Abstract

Vincent d’Indy developed his own understanding of the ideal algorithm of constructing musical forms. In support of his concept, he took a general artistic perspective. His aim, apparently, was to confirm the special status of the suggested compositional strategies as universal for different kinds of art. These strategies are grounded in such categories as rhythm, order, proportionality, and symmetry inherent to any kind of spatial/temporal art with architecture and music representing the extremes of the spatial/temporal continuum. D’Indy established the correlations between the spatial/temporal arts by embracing the ideas of Hegel, Ruskin, and Lévesque.
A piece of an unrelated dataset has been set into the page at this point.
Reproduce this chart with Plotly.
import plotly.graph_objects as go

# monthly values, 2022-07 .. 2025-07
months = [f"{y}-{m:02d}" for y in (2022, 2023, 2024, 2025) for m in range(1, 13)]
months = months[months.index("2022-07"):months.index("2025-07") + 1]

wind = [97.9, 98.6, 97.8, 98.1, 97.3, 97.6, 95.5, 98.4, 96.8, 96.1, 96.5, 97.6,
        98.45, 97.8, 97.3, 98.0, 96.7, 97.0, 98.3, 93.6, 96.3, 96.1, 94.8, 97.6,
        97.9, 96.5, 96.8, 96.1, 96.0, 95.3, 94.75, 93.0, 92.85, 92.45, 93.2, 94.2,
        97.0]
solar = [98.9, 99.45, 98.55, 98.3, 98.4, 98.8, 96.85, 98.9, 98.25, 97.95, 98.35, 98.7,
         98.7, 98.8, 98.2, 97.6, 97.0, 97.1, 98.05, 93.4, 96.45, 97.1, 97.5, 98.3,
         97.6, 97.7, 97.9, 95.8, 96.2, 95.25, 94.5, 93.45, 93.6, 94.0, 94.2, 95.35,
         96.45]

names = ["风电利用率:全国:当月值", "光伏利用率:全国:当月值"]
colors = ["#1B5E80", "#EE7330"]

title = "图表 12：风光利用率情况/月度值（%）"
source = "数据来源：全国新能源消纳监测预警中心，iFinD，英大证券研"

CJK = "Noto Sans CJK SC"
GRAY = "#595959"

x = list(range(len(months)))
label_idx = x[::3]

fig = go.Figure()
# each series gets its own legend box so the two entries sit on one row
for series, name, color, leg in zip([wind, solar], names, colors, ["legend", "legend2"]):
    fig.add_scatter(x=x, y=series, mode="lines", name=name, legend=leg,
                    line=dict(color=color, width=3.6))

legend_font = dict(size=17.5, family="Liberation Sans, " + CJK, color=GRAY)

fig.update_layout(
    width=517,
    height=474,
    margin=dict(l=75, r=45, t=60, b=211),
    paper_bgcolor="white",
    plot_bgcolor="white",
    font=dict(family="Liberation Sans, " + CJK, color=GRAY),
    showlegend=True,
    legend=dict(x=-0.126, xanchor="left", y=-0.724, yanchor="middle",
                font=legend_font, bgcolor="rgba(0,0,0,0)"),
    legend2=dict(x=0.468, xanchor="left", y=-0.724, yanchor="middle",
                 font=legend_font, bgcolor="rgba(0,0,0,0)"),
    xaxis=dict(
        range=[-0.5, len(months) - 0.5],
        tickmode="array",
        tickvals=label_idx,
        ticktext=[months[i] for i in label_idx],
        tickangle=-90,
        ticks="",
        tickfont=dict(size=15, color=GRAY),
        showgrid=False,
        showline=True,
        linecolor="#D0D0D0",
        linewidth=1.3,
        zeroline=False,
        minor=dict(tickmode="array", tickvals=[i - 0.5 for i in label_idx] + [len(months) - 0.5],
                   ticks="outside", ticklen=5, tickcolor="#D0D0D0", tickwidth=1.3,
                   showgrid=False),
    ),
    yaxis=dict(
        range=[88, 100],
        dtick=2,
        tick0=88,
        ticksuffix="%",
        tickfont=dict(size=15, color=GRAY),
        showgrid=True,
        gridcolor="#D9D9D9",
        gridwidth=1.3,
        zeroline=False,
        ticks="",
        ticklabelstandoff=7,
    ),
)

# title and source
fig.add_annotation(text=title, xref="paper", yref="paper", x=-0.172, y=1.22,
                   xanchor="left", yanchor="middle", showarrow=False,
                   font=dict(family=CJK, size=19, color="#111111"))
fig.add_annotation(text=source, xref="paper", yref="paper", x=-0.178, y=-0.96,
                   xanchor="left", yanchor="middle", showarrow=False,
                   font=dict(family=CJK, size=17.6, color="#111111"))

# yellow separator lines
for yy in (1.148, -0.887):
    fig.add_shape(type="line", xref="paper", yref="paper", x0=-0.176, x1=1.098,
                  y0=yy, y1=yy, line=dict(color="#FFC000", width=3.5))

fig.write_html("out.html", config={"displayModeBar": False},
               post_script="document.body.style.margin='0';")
To explore these ideas, the article resorts to the cultural and historical analysis. D’Indy argues that the “cyclic principle” is the most mature historically and the most perfect constructively. The principle applied exclusively to multimovement compositions has its basis in the translational symmetry of the initial pattern-cell together with its variant renewal. The “cyclic principle” finds its supreme realization in the “cyclic sonata” and the Gothic cathedral. The article is the first attempt to analyse how the “cyclic principle” is used per se, while its particular implementation in music has repeatedly been discussed. The latter was initiated by d’Indy himself in his Cours de Composition Musicale. A step-by-step method of putting the cyclic principle into practice, regardless of the artistic material, is derived by applying the comparative analysis, which helps to develop universal models for working with repetitive patterns in spatial and temporal arts. The analysis revealed the following: first, a “cyclic element” is represented by a syntactically articulated structure which may function as an initial compositional unit (from musical cells to sculptural details); second, the elaboration on the artistic material in music and architecture is done through rhythmic transformations of patterns resulting in the new internal structure with the core preserved. The latter ensures the implementation of the aesthetic maxim “unity in diversity”, seen by d’Indy as crucial in constructing the artistic whole.